Security and compliance are paramount when implementing recurring invoicing systems, as they involve handling sensitive payment information. Businesses must adhere to industry standards like the Payment Card Industry Data Security Standard (PCI DSS) to safeguard customer data. Overall, recurring invoicing is a valuable tool for businesses seeking predictable revenue streams and improved billing efficiency while offering convenience and transparency to their customers.
What are the regulatory considerations for e-invoicing?
Regulations vary by country and region. It’s essential to be aware of local e-invoicing regulations. Key considerations include:
Data Retention: Many jurisdictions require businesses to retain e-invoices for a specific period, ensuring they’re available for audits or disputes.

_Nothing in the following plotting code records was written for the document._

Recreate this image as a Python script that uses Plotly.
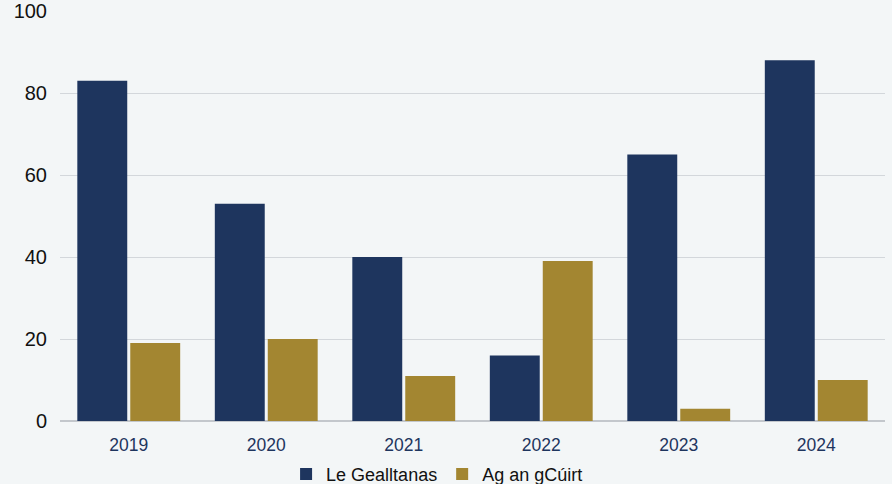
import plotly.graph_objects as go

years = ["2019", "2020", "2021", "2022", "2023", "2024"]
le_gealltanas = [83, 53, 40, 16, 65, 88]
ag_an_gcuirt = [19, 20, 11, 39, 3, 10]

fig = go.Figure()
fig.add_trace(go.Bar(x=years, y=le_gealltanas, name="Le Gealltanas",
                     marker=dict(color="#1e355e", line_width=0)))
fig.add_trace(go.Bar(x=years, y=ag_an_gcuirt, name="Ag an gCúirt",
                     marker=dict(color="#a38631", line_width=0)))

fig.update_layout(
    width=892, height=484,
    barmode="group", bargap=0.23, bargroupgap=0.057,
    paper_bgcolor="#f3f6f7", plot_bgcolor="#f3f6f7",
    font=dict(family="Helvetica Neue, Liberation Sans, Arial", color="#111111"),
    margin=dict(l=60, r=7, t=11, b=63, autoexpand=False),
    xaxis=dict(tickfont=dict(size=17.5, color="#1e355e"), showgrid=False, ticks="",
               ticklabelstandoff=11),
    yaxis=dict(range=[0, 100], dtick=20, tickfont=dict(size=20, color="#111111"),
               gridcolor="#d3d7db", zeroline=True, zerolinecolor="#c3c7cc", zerolinewidth=1.5,
               ticklabelstandoff=12),
    legend=dict(orientation="h", xref="container", x=0.49, xanchor="center",
                y=-0.085, yanchor="top", font=dict(size=18), itemwidth=30),
    showlegend=True,
)

fig.write_html("out.html", post_script="document.body.style.margin='0';",
               config={"displayModeBar": False})
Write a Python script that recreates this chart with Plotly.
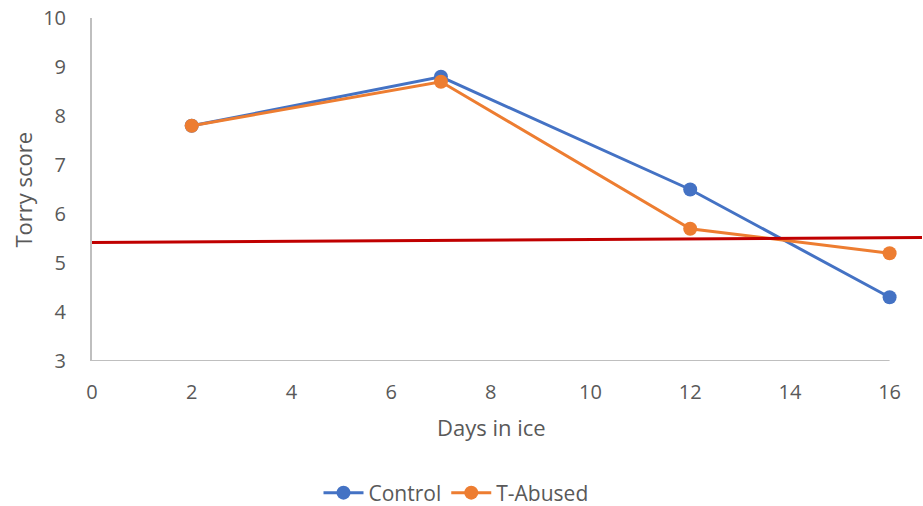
import plotly.graph_objects as go

# Torry freshness score over storage days in ice
days = [2, 7, 12, 16]
control = [7.8, 8.8, 6.5, 4.3]
t_abused = [7.8, 8.7, 5.7, 5.2]

# Rejection threshold line (slightly sloped reference)
limit_x = [0, 16.65]
limit_y = [5.42, 5.52]

x_ticks = [0, 2, 4, 6, 8, 10, 12, 14, 16]
y_ticks = [3, 4, 5, 6, 7, 8, 9, 10]

BLUE = "#4472C4"
ORANGE = "#ED7D31"
RED = "#C00000"
GREY_TXT = "#595959"
AXIS_GREY = "#BFBFBF"
FONT = "Open Sans, Liberation Sans, sans-serif"

fig = go.Figure()

fig.add_trace(go.Scatter(
    x=days, y=control, name="Control", mode="lines+markers",
    line=dict(color=BLUE, width=3), marker=dict(size=14, color=BLUE),
))
fig.add_trace(go.Scatter(
    x=days, y=t_abused, name="T-Abused", mode="lines+markers",
    line=dict(color=ORANGE, width=3), marker=dict(size=14, color=ORANGE),
))
fig.add_trace(go.Scatter(
    x=limit_x, y=limit_y, mode="lines", showlegend=False, hoverinfo="skip",
    line=dict(color=RED, width=3), cliponaxis=False,
))

# horizontal axis line spans only the labelled range
fig.add_shape(type="line", xref="x", yref="y", x0=x_ticks[0], x1=x_ticks[-1],
              y0=y_ticks[0], y1=y_ticks[0], line=dict(color=AXIS_GREY, width=2),
              layer="below")

fig.update_layout(
    width=923, height=506,
    margin=dict(l=92, r=1, t=18, b=145, autoexpand=False),
    plot_bgcolor="white", paper_bgcolor="white",
    font=dict(family=FONT, color=GREY_TXT, size=18),
    showlegend=True,
    legend=dict(orientation="h", xref="container", yref="container",
                x=456 / 923, xanchor="center", y=1 - 493 / 506, yanchor="middle",
                font=dict(size=21, color=GREY_TXT), itemwidth=40, tracegroupgap=0),
    xaxis=dict(range=[0, limit_x[1]], tickvals=x_ticks, showgrid=False, zeroline=False,
               showline=False, ticks="", ticklabelstandoff=17,
               tickfont=dict(size=20, color=GREY_TXT)),
    yaxis=dict(range=[3, 10], tickvals=y_ticks, showgrid=False, zeroline=False,
               showline=True, linecolor=AXIS_GREY, linewidth=2, ticks="",
               ticklabelstandoff=20, tickfont=dict(size=20, color=GREY_TXT)),
    annotations=[
        dict(text="Torry score", xref="paper", yref="paper", x=-70 / 830, y=0.5,
             textangle=-90, showarrow=False, xanchor="center", yanchor="middle",
             font=dict(size=22, color=GREY_TXT)),
        dict(text="Days in ice", xref="paper", yref="paper", x=(491 - 92) / 830,
             y=(361 - 427) / 343, showarrow=False, xanchor="center", yanchor="middle",
             font=dict(size=22, color=GREY_TXT)),
    ],
)

fig.write_html("out.html")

Authentication: Some regions mandate the use of digital signatures or electronic seals to authenticate e-invoices, verifying the sender’s identity.

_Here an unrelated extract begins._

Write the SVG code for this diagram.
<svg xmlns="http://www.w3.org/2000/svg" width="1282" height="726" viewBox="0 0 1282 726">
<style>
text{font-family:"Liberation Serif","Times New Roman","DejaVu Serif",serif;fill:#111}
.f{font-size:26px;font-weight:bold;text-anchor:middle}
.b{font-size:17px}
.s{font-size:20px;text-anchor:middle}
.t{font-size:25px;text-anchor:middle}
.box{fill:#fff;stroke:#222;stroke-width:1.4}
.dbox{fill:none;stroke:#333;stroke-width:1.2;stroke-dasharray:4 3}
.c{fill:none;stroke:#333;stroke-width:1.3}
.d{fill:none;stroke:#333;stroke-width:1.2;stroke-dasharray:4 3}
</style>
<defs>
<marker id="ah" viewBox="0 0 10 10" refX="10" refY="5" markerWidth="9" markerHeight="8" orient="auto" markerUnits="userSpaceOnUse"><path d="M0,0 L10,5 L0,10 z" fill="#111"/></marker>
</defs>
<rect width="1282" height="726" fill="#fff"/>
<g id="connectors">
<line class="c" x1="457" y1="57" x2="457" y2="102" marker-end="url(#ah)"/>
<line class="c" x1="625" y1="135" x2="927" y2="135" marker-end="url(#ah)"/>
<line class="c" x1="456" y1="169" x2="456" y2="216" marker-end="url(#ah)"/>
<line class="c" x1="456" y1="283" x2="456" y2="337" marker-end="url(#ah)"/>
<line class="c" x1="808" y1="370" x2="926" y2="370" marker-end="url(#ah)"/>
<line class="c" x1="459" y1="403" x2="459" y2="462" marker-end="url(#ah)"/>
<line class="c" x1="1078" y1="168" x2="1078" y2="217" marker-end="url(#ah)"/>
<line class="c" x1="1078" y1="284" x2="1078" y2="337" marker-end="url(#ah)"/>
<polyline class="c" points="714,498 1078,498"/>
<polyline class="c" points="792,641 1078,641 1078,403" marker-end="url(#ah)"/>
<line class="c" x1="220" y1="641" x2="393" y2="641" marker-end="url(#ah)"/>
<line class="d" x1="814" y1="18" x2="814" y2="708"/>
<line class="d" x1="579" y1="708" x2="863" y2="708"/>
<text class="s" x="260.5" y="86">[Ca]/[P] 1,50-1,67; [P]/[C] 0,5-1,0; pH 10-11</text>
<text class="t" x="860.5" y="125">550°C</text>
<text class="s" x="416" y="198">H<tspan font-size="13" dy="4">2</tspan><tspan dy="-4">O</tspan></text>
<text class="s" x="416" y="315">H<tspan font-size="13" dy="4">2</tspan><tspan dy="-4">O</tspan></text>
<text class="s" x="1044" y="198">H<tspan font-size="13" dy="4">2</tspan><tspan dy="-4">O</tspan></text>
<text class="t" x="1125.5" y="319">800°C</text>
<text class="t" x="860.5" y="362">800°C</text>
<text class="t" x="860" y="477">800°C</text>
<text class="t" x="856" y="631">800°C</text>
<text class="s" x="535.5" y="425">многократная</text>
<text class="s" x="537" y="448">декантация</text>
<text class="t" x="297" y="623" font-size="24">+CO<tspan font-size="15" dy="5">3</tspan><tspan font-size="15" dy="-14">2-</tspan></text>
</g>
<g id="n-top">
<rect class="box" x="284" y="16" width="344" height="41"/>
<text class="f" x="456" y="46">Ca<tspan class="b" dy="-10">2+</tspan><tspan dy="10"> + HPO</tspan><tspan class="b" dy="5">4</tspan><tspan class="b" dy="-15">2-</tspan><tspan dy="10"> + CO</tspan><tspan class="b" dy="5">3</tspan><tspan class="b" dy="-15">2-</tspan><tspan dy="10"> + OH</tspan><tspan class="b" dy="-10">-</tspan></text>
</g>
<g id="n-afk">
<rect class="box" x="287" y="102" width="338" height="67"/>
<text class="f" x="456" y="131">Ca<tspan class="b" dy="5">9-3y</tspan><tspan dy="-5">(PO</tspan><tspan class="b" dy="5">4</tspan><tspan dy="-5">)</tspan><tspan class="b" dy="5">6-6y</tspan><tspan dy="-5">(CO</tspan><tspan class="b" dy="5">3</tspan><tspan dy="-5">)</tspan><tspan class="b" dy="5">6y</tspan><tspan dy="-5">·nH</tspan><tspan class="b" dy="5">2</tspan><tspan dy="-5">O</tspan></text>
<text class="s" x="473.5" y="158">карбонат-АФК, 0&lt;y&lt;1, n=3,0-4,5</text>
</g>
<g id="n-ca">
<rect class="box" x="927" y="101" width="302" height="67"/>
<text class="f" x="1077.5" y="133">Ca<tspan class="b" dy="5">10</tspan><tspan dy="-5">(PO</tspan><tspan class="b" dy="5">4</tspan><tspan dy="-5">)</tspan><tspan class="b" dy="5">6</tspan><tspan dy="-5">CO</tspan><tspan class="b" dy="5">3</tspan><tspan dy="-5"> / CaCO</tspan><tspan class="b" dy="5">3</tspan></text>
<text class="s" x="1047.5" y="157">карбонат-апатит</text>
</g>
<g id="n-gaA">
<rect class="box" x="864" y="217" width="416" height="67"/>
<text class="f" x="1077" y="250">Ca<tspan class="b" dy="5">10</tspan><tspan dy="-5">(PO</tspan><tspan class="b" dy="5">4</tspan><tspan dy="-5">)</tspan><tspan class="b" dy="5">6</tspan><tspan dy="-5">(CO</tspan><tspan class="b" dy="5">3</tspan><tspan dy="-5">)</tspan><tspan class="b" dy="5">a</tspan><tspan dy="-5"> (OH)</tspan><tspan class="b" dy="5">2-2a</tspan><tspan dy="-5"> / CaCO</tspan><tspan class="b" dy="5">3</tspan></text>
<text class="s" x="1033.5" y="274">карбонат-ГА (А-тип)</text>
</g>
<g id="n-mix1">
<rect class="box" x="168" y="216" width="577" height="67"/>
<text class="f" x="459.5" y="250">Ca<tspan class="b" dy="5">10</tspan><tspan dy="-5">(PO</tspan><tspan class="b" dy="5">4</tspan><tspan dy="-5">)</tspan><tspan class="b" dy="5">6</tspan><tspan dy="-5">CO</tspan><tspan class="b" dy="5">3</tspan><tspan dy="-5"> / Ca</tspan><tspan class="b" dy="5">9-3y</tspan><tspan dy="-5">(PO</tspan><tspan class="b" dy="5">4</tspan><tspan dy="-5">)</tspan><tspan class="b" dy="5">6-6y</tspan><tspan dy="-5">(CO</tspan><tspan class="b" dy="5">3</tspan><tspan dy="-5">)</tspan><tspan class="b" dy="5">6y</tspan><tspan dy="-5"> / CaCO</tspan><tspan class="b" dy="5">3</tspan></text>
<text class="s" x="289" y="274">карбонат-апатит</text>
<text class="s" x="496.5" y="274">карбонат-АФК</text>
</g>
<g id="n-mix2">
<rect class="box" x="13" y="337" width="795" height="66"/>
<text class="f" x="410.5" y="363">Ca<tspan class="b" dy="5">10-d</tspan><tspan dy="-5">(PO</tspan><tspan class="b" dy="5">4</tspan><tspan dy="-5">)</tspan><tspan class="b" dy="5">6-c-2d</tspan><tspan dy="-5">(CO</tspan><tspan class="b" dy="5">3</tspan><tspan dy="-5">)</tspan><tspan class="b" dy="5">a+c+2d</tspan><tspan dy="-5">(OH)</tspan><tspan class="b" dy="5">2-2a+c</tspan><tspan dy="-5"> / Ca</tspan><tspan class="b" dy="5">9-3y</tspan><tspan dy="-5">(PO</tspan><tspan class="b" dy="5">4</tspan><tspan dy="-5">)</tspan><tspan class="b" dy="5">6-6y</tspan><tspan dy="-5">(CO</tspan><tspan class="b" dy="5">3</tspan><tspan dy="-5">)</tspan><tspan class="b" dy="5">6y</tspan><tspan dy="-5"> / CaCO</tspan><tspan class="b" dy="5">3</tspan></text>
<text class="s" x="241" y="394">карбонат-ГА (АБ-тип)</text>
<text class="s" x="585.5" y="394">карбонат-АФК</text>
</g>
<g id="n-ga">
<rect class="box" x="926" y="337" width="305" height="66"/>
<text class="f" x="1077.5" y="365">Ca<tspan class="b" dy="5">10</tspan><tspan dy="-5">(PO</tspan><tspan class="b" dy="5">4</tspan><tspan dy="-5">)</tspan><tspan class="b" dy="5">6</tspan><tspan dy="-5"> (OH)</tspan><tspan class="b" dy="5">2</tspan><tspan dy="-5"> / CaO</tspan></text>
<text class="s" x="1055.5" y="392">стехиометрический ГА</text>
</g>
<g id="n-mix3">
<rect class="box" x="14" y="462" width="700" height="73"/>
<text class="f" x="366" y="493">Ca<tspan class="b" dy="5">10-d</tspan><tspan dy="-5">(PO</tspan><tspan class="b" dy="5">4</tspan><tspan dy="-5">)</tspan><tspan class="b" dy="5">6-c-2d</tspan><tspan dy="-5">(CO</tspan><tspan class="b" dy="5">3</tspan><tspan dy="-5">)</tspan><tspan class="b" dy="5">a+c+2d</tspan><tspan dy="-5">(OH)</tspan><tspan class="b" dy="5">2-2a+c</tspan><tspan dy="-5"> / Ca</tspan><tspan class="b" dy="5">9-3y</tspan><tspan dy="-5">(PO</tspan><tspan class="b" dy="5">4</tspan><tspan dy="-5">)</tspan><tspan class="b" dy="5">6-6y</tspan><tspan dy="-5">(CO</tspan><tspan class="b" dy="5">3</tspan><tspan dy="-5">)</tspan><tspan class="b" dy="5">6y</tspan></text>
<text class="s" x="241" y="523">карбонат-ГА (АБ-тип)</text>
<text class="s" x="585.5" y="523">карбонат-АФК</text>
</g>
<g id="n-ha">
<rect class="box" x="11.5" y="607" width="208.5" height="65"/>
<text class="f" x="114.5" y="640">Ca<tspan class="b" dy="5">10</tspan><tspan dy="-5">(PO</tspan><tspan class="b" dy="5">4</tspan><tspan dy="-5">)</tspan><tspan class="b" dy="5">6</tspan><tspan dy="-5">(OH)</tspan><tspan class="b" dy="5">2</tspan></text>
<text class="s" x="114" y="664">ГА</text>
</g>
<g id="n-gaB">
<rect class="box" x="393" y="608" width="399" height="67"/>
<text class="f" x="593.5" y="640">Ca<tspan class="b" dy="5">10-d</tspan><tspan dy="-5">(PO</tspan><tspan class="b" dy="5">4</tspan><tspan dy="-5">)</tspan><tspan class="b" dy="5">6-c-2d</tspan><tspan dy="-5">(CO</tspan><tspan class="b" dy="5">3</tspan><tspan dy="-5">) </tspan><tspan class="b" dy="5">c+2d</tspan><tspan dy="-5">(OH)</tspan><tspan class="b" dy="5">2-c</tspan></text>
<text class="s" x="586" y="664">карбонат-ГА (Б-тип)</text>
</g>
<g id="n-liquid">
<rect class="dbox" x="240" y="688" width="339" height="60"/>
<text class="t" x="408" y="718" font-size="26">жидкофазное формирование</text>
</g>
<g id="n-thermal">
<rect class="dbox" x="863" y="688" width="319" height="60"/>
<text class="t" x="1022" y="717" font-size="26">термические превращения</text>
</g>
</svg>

Format Requirements: Certain countries have standardized e-invoicing formats, ensuring uniformity and simplifying the processing of invoices by recipients.
Tax Compliance: E-invoicing regulations often tie in with tax regulations, ensuring that electronic invoices comply with VAT or GST requirements.
How do businesses handle international e-invoicing?
Many e-invoicing platforms offer features to simplify international invoicing. However, handling international e-invoicing presents its own set of challenges and considerations:
Currency Conversions: E-invoicing platforms often integrate real-time currency conversion tools, ensuring accurate billing in the recipient’s preferred currency.
Tax Considerations: Different countries have varying tax rates and regulations. E-invoicing systems can automatically calculate and apply the appropriate tax rates based on the recipient’s location.
Local Regulations: As mentioned earlier, e-invoicing regulations vary by country. Businesses engaging in international invoicing must ensure compliance with the local laws of their clients.
Language Support: For businesses with a global clientele, multilingual e-invoicing platforms can generate invoices in the recipient’s preferred language, enhancing user experience.